The insulted lawyer:

v. 45. Then answered one of the lawyers and said unto Him, Master, thus saying Thou reproachest us also.

v. 46. And He said, Woe unto you also, ye lawyers! For ye lade men with burdens grievous to be borne, and ye yourselves touch not the burdens with one of your fingers.

v. 47. Woe unto you! For ye build the sepulchers of the prophets, and your fathers killed them.

v. 48. Truly ye bear witness that ye allow the deeds of your fathers; for they indeed killed them, and ye build their sepulchers.

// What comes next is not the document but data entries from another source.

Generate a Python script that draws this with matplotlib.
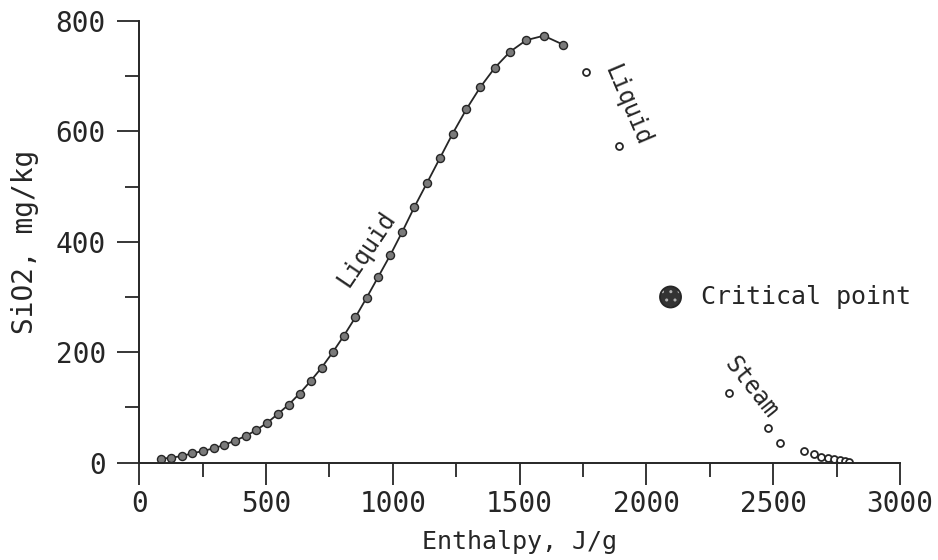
#!/usr/bin/env python3
"""
SiO2 solubility vs enthalpy along the liquid / steam saturation curves
"""

import matplotlib
matplotlib.use('Agg')
import matplotlib.pyplot as plt

# filled points on the liquid curve (J/g, mg/kg)
liquid_h = [84, 126, 168, 209, 251, 293, 335, 377, 419, 461, 504, 546, 589,
            632, 676, 719, 763, 807, 852, 897, 943, 990, 1037, 1085, 1134,
            1185, 1236, 1290, 1345, 1402, 1462, 1526, 1595, 1671]
liquid_si = [7, 9, 12, 17, 21, 26, 32, 40, 48, 59, 72, 88, 105,
             125, 148, 172, 200, 230, 263, 299, 337, 376, 418, 463, 506,
             551, 596, 640, 680, 715, 744, 765, 773, 757]

# open points near the critical region, liquid side
liquid2_h = [1761, 1890]
liquid2_si = [708, 573]

# open points on the steam side
steam_h = [2327, 2481, 2527, 2622, 2660, 2690, 2715, 2740, 2762, 2782, 2797]
steam_si = [126, 62, 35, 22, 15, 11, 8, 6, 4, 3, 2]

crit_h = [2095]
crit_si = [300]

ink = '#262626'
plt.rcParams['font.family'] = ['DejaVu Sans Mono']

fig = plt.figure(figsize=(9.38, 5.6), dpi=100)
ax = fig.add_axes([0.1485, 0.1738, 0.811, 0.789])

ax.plot(liquid_h, liquid_si, '-o', color=ink, linewidth=1.3,
        markersize=5.8, markerfacecolor='#7a7a7a', markeredgecolor=ink,
        markeredgewidth=1.0)
ax.plot(liquid2_h, liquid2_si, 'o', markersize=5, markerfacecolor='white',
        markeredgecolor=ink, markeredgewidth=1.3)
ax.plot(steam_h, steam_si, 'o', markersize=5, markerfacecolor='white',
        markeredgecolor=ink, markeredgewidth=1.3)

# critical point: dark disc with light dots
ax.scatter(crit_h, crit_si, s=230, facecolor='#333333', edgecolor='#b0b0b0',
           hatch='..', linewidths=0, zorder=4)
ax.scatter(crit_h, crit_si, s=230, facecolor='none', edgecolor=ink,
           linewidths=1.3, zorder=5)

ax.text(2215, 300, 'Critical point', ha='left', va='center',
        fontsize=18, color=ink)
ax.text(894, 387, 'Liquid', rotation=56, ha='center', va='center',
        rotation_mode='anchor', fontsize=17, color=ink)
ax.text(1923, 647, 'Liquid', rotation=-67, ha='center', va='center',
        rotation_mode='anchor', fontsize=17, color=ink)
ax.text(2412, 136, 'Steam', rotation=-51.5, ha='center', va='center',
        rotation_mode='anchor', fontsize=17, color=ink)

ax.set_xlim(0, 3000)
ax.set_ylim(0, 800)
ax.set_xticks(range(0, 3001, 500))
ax.set_xticks(range(250, 3000, 500), minor=True)
ax.set_yticks(range(0, 801, 200))
ax.set_yticks(range(100, 800, 200), minor=True)

for side in ['top', 'right']:
    ax.spines[side].set_visible(False)
for side in ['left', 'bottom']:
    ax.spines[side].set_linewidth(1.4)
    ax.spines[side].set_color(ink)

ax.tick_params(axis='both', which='major', direction='out', length=16,
               width=1.3, color=ink, labelsize=20, labelcolor=ink)
ax.tick_params(axis='both', which='minor', direction='out', length=10,
               width=1.3, color=ink)
ax.tick_params(axis='x', which='major', pad=4)
ax.tick_params(axis='y', which='major', pad=8)

ax.set_xlabel('Enthalpy, J/g', fontsize=18, color=ink, labelpad=8)
ax.set_ylabel('SiO2, mg/kg', fontsize=20, color=ink, labelpad=12)

fig.savefig('out.png', dpi=100)
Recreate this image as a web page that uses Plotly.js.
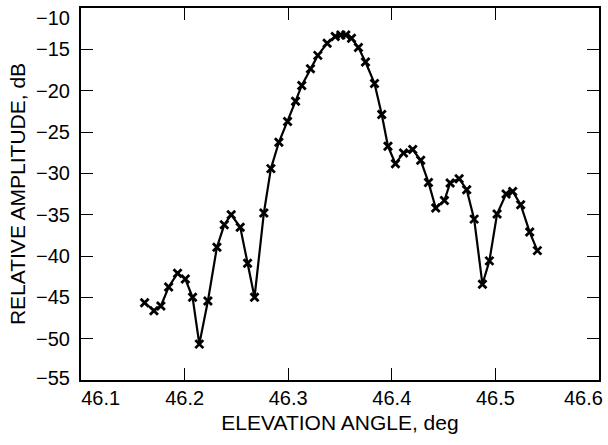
<!DOCTYPE html>
<html>
<head>
<meta charset="utf-8">
<script src="https://cdn.plot.ly/plotly-3.0.1.min.js"></script>
<style>html,body{margin:0;padding:0;background:#fff}#chart{width:608px;height:445px}</style>
</head>
<body>
<div id="chart"></div>
<script>
var elevationDeg = [
  46.1614, 46.1704, 46.1771, 46.1846, 46.1932, 46.2007, 46.2077, 46.2142, 46.2225, 46.2312,
  46.2383, 46.2450, 46.2537, 46.2608, 46.2675, 46.2765, 46.2833, 46.2910, 46.2994, 46.3071,
  46.3131, 46.3215, 46.3286, 46.3376, 46.3454, 46.3508, 46.3556, 46.3611, 46.3678, 46.3746,
  46.3833, 46.3903, 46.3963, 46.4035, 46.4113, 46.4202, 46.4279, 46.4354, 46.4424, 46.4508,
  46.4563, 46.4650, 46.4723, 46.4795, 46.4875, 46.4942, 46.5016, 46.5103, 46.5167, 46.5244,
  46.5331, 46.5405
];
var amplitudeDb = [
  -45.65, -46.62, -46.05, -43.75, -42.09, -42.78, -45.00, -50.66, -45.45, -38.93,
  -36.23, -35.01, -36.51, -40.87, -45.00, -34.81, -29.43, -26.24, -23.73, -21.27,
  -19.37, -17.34, -15.73, -14.27, -13.46, -13.27, -13.27, -13.67, -14.79, -16.54,
  -19.12, -22.88, -26.73, -28.83, -27.53, -27.13, -28.43, -31.10, -34.20, -33.28,
  -31.17, -30.65, -31.98, -35.54, -43.42, -40.59, -34.93, -32.50, -32.19, -33.80,
  -37.11, -39.35
];
var xTickVals = [46.1, 46.2, 46.3, 46.4, 46.5, 46.6];
var xTickText = ["46.1", "46.2", "46.3", "46.4", "46.5", "46.6"];
var yTickVals = [-55, -50, -45, -40, -35, -30, -25, -20, -15, -10];
var yTickText = ["\u221255", "\u221250", "\u221245", "\u221240", "\u221235", "\u221230", "\u221225", "\u221220", "\u221215", "\u221210"];

var xRange = [46.1, 46.6];
var yRange = [-55, -10];

// end labels are nudged inward as in the reference
var xLabelPos = xTickVals.slice();
xLabelPos[0] += 0.019;
xLabelPos[xLabelPos.length - 1] -= 0.015;
var yLabelPos = yTickVals.slice();
yLabelPos[0] += 0.25;
yLabelPos[yLabelPos.length - 1] -= 1.2;

var font = "Liberation Sans, Arial, sans-serif";
var tickSize = 20;
var titleSize = 21;

var traces = [
  {
    x: elevationDeg, y: amplitudeDb, type: "scatter", mode: "lines+markers",
    line: {color: "#000", width: 2.2},
    marker: {symbol: "x-thin", size: 8, color: "#000", line: {color: "#000", width: 2.8}},
    hoverinfo: "skip", showlegend: false
  },
  {
    x: elevationDeg, y: amplitudeDb, xaxis: "x2", yaxis: "y2", type: "scatter", mode: "markers",
    marker: {opacity: 0}, hoverinfo: "skip", showlegend: false
  }
];

var axisCommon = {
  showgrid: false, zeroline: false, showline: true, linecolor: "#000", linewidth: 2,
  ticks: "inside", ticklen: 12, tickwidth: 1, tickcolor: "#000", mirror: "ticks"
};

var layout = {
  width: 608, height: 445,
  margin: {l: 81, r: 9, t: 8, b: 65},
  paper_bgcolor: "#fff", plot_bgcolor: "#fff",
  font: {family: font, color: "#000", size: tickSize},
  xaxis: Object.assign({}, axisCommon, {
    range: xRange, tickvals: xTickVals, showticklabels: false,
    title: {text: "ELEVATION ANGLE, deg", font: {family: font, size: titleSize, color: "#000"}, standoff: 34}
  }),
  yaxis: Object.assign({}, axisCommon, {
    range: yRange, tickvals: yTickVals, showticklabels: false,
    title: {text: "RELATIVE AMPLITUDE, dB", font: {family: font, size: titleSize, color: "#000"}, standoff: 48}
  }),
  xaxis2: {
    overlaying: "x", anchor: "y", side: "bottom", range: xRange,
    showgrid: false, zeroline: false, showline: false, ticks: "",
    tickvals: xLabelPos, ticktext: xTickText, ticklabelstandoff: 4,
    tickfont: {family: font, size: tickSize, color: "#000"}
  },
  yaxis2: {
    overlaying: "y", anchor: "x", side: "left", range: yRange,
    showgrid: false, zeroline: false, showline: false, ticks: "",
    tickvals: yLabelPos, ticktext: yTickText, ticklabelstandoff: 10,
    tickfont: {family: font, size: tickSize, color: "#000"}
  }
};

Plotly.newPlot("chart", traces, layout, {staticPlot: true, displayModeBar: false});
</script>
</body>
</html>
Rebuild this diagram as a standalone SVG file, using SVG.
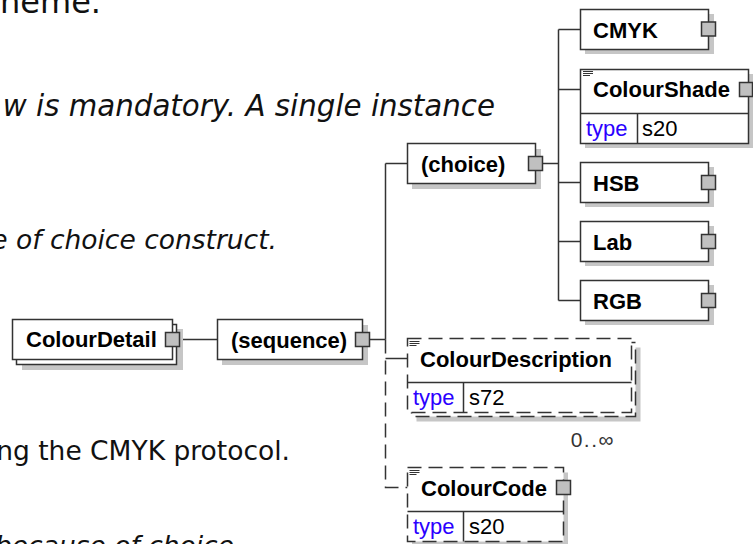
<svg xmlns="http://www.w3.org/2000/svg" width="753" height="544" viewBox="0 0 753 544">
<defs>
<style>
.bg{fill:#fff}
.box{fill:#fff;stroke:#333;stroke-width:1.5}
.opt{stroke-dasharray:14,7}
.sh{fill:#c6c6c6}
.sq{fill:#c0c0c0;stroke:#333;stroke-width:1.5}
.ln{fill:none;stroke:#333;stroke-width:1.5}
.dash{stroke-dasharray:14,7}
.doc{fill:none;stroke:#333;stroke-width:1.2}
.name{font-family:"Liberation Sans",Arial,sans-serif;font-weight:bold;font-size:22px;fill:#000}
.type{font-family:"Liberation Sans",Arial,sans-serif;font-size:22px;fill:#2b00ff}
.val{font-family:"Liberation Sans",Arial,sans-serif;font-size:22px;fill:#000}
.occ{font-family:"Liberation Sans",Arial,sans-serif;font-size:21px;letter-spacing:1.5px;fill:#333}
.body{font-family:"DejaVu Sans",Verdana,sans-serif;font-size:26.5px;fill:#111}
.big{font-size:32px}
.mid{font-size:29.3px}
.it{font-style:italic}
</style>
</defs>
<rect class="bg" x="0" y="0" width="753" height="544"/>

<g id="background-text">
<text class="body big" x="101" y="13" text-anchor="end">heme.</text>
<text class="body it mid" x="495" y="116" text-anchor="end">w is mandatory. A single instance</text>
<text class="body it" x="277" y="249" text-anchor="end">e of choice construct.</text>
<text class="body" x="290" y="460" text-anchor="end">ng the CMYK protocol.</text>
<text class="body it" x="234" y="555" text-anchor="end">because of choice</text>
</g>

<g id="connectors">
<path class="ln" d="M179.5 339.5H217.5"/>
<path class="ln" d="M369.5 339.5H385.5"/>
<path class="ln" d="M385.5 163.5V339.5"/>
<path class="ln" d="M385.5 163.5H407.5"/>
<path class="ln dash" d="M385.5 339.5V487.5H407.5"/>
<path class="ln" d="M385.5 358.5H407.5"/>
<path class="ln" d="M542.5 163.5H558.5"/>
<path class="ln" d="M558.5 29.5V300.5"/>
<path class="ln" d="M558.5 29.5H580.5M558.5 89.5H580.5M558.5 182.5H580.5M558.5 241.5H580.5M558.5 300.5H580.5"/>
</g>

<g id="ColourDetail">
<rect class="sh" x="22" y="329" width="161" height="41"/>
<rect class="box" x="16.5" y="324.5" width="160" height="40"/>
<rect class="box" x="12.5" y="319.5" width="160" height="40"/>
<text class="name" x="26" y="347">ColourDetail</text>
<rect class="sq" x="165.5" y="332.5" width="14" height="14"/>
</g>

<g id="sequence">
<rect class="sh" x="222" y="325" width="146" height="40"/>
<rect class="box" x="217.5" y="319.5" width="145" height="40"/>
<text class="name" x="231" y="347.5">(sequence)</text>
<rect class="sq" x="355.5" y="332.5" width="14" height="14"/>
</g>

<g id="choice">
<rect class="sh" x="412" y="149" width="129" height="40"/>
<rect class="box" x="407.5" y="143.5" width="128" height="40"/>
<text class="name" x="421" y="171.5">(choice)</text>
<rect class="sq" x="528.5" y="156.5" width="14" height="14"/>
</g>

<g id="CMYK">
<rect class="sh" x="585" y="14" width="129" height="40"/>
<rect class="box" x="580.5" y="9.5" width="128" height="40"/>
<text class="name" x="593" y="38">CMYK</text>
<rect class="sq" x="701.5" y="22" width="14" height="14"/>
</g>

<g id="ColourShade">
<rect class="sh" x="585" y="74" width="169" height="74"/>
<rect class="box" x="580.5" y="69.5" width="168" height="74"/>
<path class="ln" d="M580.5 113.5H748.5M637.5 113.5V143.5"/>
<path class="doc" d="M583 71.5h10M583 73.5h10M583 75.5h7"/>
<text class="name" x="593" y="97">ColourShade</text>
<text class="type" x="586" y="135.5">type</text>
<text class="val" x="642" y="135.5">s20</text>
<rect class="sq" x="739.5" y="82.5" width="13" height="14"/>
</g>

<g id="HSB">
<rect class="sh" x="585" y="167" width="129" height="40"/>
<rect class="box" x="580.5" y="162.5" width="128" height="40"/>
<text class="name" x="593" y="190.5">HSB</text>
<rect class="sq" x="701.5" y="175.5" width="14" height="14"/>
</g>

<g id="Lab">
<rect class="sh" x="585" y="226" width="129" height="40"/>
<rect class="box" x="580.5" y="221.5" width="128" height="40"/>
<text class="name" x="593" y="249.5">Lab</text>
<rect class="sq" x="701.5" y="234.5" width="14" height="14"/>
</g>

<g id="RGB">
<rect class="sh" x="585" y="285" width="129" height="40"/>
<rect class="box" x="580.5" y="280.5" width="128" height="40"/>
<text class="name" x="593" y="308.5">RGB</text>
<rect class="sq" x="701.5" y="293.5" width="14" height="14"/>
</g>

<g id="ColourDescription">
<rect class="sh" x="416.5" y="347.5" width="224" height="74"/>
<rect class="box opt" x="411.5" y="342.5" width="224" height="74"/>
<rect class="box opt" x="407.5" y="338.5" width="224" height="74"/>
<path class="ln" d="M407.5 382.5H631.5M463.5 382.5V412.5"/>
<path class="doc" d="M409.5 341.5h10M409.5 343.5h10M409.5 345.5h7"/>
<text class="name" x="420" y="367">ColourDescription</text>
<text class="type" x="413" y="404.5">type</text>
<text class="val" x="469" y="404.5">s72</text>
<text class="occ" x="615" y="447" text-anchor="end">0..∞</text>
</g>

<g id="ColourCode">
<rect class="sh" x="412" y="472.5" width="156" height="74"/>
<rect class="box opt" x="407.5" y="467.5" width="156" height="74"/>
<path class="ln" d="M407.5 511.5H563.5M463.5 511.5V541.5"/>
<path class="doc" d="M409.5 470.5h10M409.5 472.5h10M409.5 474.5h7"/>
<text class="name" x="421" y="496">ColourCode</text>
<text class="type" x="413" y="533.5">type</text>
<text class="val" x="469" y="533.5">s20</text>
<rect class="sq" x="556.5" y="480.5" width="14" height="14"/>
</g>
</svg>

A certain scribe, one of the teachers of the Law, who was sitting by, felt that the description which Jesus had just given of the Pharisees fitted his own case remarkably well. And so he actually invited the criticism of Jesus upon himself and his fellows by challenging Him at this point. For Christ fearlessly proceeds to say exactly what He thinks of the whole class. These teachers of the Law, in their rules of conduct for the people, weighed them down with heavy, unbearable burdens, with precepts which regulated even the most minute happenings of their daily life, but they themselves did not so much as touch the burdens with one of their fingers, for they knew better and did not care to torture themselves. How well this fits many rules of the Roman Catholic Church! The lawyers also built tombs unto the prophets with the idea of honoring them. But in reality they were continuing the evil work of their fathers. Their forefathers had put more than one of the prophets of old to death, and the present people, in erecting the tombs, agreed with the work of their ancestors. "They killed, you build; worthy sons of such fathers!" The lawyers truly had their fathers' disposition. Outwardly they honored the prophets, insisted upon observing any precept that might be found in any book of the Old Testament, but the prophecy concerning the Messiah they garbled and denied. This feature characterizes the preaching of the false prophets of all times. They refer to the Bible and praise many sections of it highly, but the great central doctrines of Scripture, especially that concerning the justification of a poor sinner through the merits of Jesus, by faith only, that they omit, and they are full of enmity toward the true messengers of the Gospel, persecuting them whenever they have an opportunity.